— BEGIN —

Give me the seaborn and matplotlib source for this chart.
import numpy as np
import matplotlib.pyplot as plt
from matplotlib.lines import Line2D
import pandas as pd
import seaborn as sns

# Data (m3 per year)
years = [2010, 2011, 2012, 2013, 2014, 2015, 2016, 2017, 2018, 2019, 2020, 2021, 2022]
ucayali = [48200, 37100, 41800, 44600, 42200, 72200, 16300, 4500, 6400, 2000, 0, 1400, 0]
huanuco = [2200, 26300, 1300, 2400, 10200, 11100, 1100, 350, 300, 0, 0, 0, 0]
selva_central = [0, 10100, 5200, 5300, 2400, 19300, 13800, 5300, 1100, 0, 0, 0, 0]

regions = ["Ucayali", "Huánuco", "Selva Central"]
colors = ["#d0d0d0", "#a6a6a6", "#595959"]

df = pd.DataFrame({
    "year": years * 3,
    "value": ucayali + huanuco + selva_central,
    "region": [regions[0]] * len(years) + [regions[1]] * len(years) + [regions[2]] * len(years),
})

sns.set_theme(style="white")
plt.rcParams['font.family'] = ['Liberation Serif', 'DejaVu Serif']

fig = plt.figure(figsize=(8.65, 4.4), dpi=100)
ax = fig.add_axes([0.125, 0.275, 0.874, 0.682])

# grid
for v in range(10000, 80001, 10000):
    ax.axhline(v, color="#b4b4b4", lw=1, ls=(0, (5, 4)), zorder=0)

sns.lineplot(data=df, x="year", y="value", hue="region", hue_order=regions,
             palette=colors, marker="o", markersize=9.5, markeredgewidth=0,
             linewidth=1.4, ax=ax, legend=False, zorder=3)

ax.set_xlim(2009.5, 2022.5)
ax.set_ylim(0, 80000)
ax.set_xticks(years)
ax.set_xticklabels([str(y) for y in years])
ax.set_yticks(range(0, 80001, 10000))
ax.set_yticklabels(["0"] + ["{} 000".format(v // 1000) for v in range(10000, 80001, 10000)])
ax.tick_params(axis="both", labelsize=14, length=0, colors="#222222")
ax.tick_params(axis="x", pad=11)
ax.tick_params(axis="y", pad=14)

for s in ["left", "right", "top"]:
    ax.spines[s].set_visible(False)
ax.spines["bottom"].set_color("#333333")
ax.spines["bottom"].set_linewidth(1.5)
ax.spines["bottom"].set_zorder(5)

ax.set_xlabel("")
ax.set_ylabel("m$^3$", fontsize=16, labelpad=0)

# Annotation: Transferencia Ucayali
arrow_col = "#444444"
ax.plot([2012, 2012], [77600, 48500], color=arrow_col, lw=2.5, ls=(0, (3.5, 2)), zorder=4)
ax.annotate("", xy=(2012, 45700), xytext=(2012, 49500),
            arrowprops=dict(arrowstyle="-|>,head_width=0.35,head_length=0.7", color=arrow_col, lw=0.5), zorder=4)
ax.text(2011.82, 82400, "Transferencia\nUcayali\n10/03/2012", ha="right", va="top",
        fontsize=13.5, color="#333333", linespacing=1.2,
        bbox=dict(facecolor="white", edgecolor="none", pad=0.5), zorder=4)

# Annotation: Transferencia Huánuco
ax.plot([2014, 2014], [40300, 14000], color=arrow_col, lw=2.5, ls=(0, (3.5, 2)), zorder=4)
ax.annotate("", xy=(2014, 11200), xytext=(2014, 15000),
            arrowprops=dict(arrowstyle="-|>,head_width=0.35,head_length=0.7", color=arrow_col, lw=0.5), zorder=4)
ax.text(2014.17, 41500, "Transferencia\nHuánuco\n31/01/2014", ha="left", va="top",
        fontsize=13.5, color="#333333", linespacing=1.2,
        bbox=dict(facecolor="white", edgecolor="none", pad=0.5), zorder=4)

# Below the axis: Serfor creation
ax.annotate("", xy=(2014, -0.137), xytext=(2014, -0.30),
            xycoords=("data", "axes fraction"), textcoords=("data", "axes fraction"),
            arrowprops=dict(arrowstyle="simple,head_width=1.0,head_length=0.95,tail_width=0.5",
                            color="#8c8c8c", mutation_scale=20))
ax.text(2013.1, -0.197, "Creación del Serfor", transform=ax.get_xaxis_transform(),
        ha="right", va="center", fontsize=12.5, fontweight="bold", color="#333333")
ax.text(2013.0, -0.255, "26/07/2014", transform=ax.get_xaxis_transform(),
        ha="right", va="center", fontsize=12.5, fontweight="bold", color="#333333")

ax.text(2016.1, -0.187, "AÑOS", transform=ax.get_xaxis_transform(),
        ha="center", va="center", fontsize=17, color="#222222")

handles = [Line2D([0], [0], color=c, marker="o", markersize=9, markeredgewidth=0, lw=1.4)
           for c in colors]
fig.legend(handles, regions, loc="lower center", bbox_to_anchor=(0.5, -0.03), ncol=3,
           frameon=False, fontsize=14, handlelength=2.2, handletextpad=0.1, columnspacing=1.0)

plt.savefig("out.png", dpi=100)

— END —

Exercise description — Copy out all of the lines above exactly.

Exercise response —
Give me the seaborn and matplotlib source for this chart.
import numpy as np
import matplotlib.pyplot as plt
from matplotlib.lines import Line2D
import pandas as pd
import seaborn as sns

# Data (m3 per year)
years = [2010, 2011, 2012, 2013, 2014, 2015, 2016, 2017, 2018, 2019, 2020, 2021, 2022]
ucayali = [48200, 37100, 41800, 44600, 42200, 72200, 16300, 4500, 6400, 2000, 0, 1400, 0]
huanuco = [2200, 26300, 1300, 2400, 10200, 11100, 1100, 350, 300, 0, 0, 0, 0]
selva_central = [0, 10100, 5200, 5300, 2400, 19300, 13800, 5300, 1100, 0, 0, 0, 0]

regions = ["Ucayali", "Huánuco", "Selva Central"]
colors = ["#d0d0d0", "#a6a6a6", "#595959"]

df = pd.DataFrame({
    "year": years * 3,
    "value": ucayali + huanuco + selva_central,
    "region": [regions[0]] * len(years) + [regions[1]] * len(years) + [regions[2]] * len(years),
})

sns.set_theme(style="white")
plt.rcParams['font.family'] = ['Liberation Serif', 'DejaVu Serif']

fig = plt.figure(figsize=(8.65, 4.4), dpi=100)
ax = fig.add_axes([0.125, 0.275, 0.874, 0.682])

# grid
for v in range(10000, 80001, 10000):
    ax.axhline(v, color="#b4b4b4", lw=1, ls=(0, (5, 4)), zorder=0)

sns.lineplot(data=df, x="year", y="value", hue="region", hue_order=regions,
             palette=colors, marker="o", markersize=9.5, markeredgewidth=0,
             linewidth=1.4, ax=ax, legend=False, zorder=3)

ax.set_xlim(2009.5, 2022.5)
ax.set_ylim(0, 80000)
ax.set_xticks(years)
ax.set_xticklabels([str(y) for y in years])
ax.set_yticks(range(0, 80001, 10000))
ax.set_yticklabels(["0"] + ["{} 000".format(v // 1000) for v in range(10000, 80001, 10000)])
ax.tick_params(axis="both", labelsize=14, length=0, colors="#222222")
ax.tick_params(axis="x", pad=11)
ax.tick_params(axis="y", pad=14)

for s in ["left", "right", "top"]:
    ax.spines[s].set_visible(False)
ax.spines["bottom"].set_color("#333333")
ax.spines["bottom"].set_linewidth(1.5)
ax.spines["bottom"].set_zorder(5)

ax.set_xlabel("")
ax.set_ylabel("m$^3$", fontsize=16, labelpad=0)

# Annotation: Transferencia Ucayali
arrow_col = "#444444"
ax.plot([2012, 2012], [77600, 48500], color=arrow_col, lw=2.5, ls=(0, (3.5, 2)), zorder=4)
ax.annotate("", xy=(2012, 45700), xytext=(2012, 49500),
            arrowprops=dict(arrowstyle="-|>,head_width=0.35,head_length=0.7", color=arrow_col, lw=0.5), zorder=4)
ax.text(2011.82, 82400, "Transferencia\nUcayali\n10/03/2012", ha="right", va="top",
        fontsize=13.5, color="#333333", linespacing=1.2,
        bbox=dict(facecolor="white", edgecolor="none", pad=0.5), zorder=4)

# Annotation: Transferencia Huánuco
ax.plot([2014, 2014], [40300, 14000], color=arrow_col, lw=2.5, ls=(0, (3.5, 2)), zorder=4)
ax.annotate("", xy=(2014, 11200), xytext=(2014, 15000),
            arrowprops=dict(arrowstyle="-|>,head_width=0.35,head_length=0.7", color=arrow_col, lw=0.5), zorder=4)
ax.text(2014.17, 41500, "Transferencia\nHuánuco\n31/01/2014", ha="left", va="top",
        fontsize=13.5, color="#333333", linespacing=1.2,
        bbox=dict(facecolor="white", edgecolor="none", pad=0.5), zorder=4)

# Below the axis: Serfor creation
ax.annotate("", xy=(2014, -0.137), xytext=(2014, -0.30),
            xycoords=("data", "axes fraction"), textcoords=("data", "axes fraction"),
            arrowprops=dict(arrowstyle="simple,head_width=1.0,head_length=0.95,tail_width=0.5",
                            color="#8c8c8c", mutation_scale=20))
ax.text(2013.1, -0.197, "Creación del Serfor", transform=ax.get_xaxis_transform(),
        ha="right", va="center", fontsize=12.5, fontweight="bold", color="#333333")
ax.text(2013.0, -0.255, "26/07/2014", transform=ax.get_xaxis_transform(),
        ha="right", va="center", fontsize=12.5, fontweight="bold", color="#333333")

ax.text(2016.1, -0.187, "AÑOS", transform=ax.get_xaxis_transform(),
        ha="center", va="center", fontsize=17, color="#222222")

handles = [Line2D([0], [0], color=c, marker="o", markersize=9, markeredgewidth=0, lw=1.4)
           for c in colors]
fig.legend(handles, regions, loc="lower center", bbox_to_anchor=(0.5, -0.03), ncol=3,
           frameon=False, fontsize=14, handlelength=2.2, handletextpad=0.1, columnspacing=1.0)

plt.savefig("out.png", dpi=100)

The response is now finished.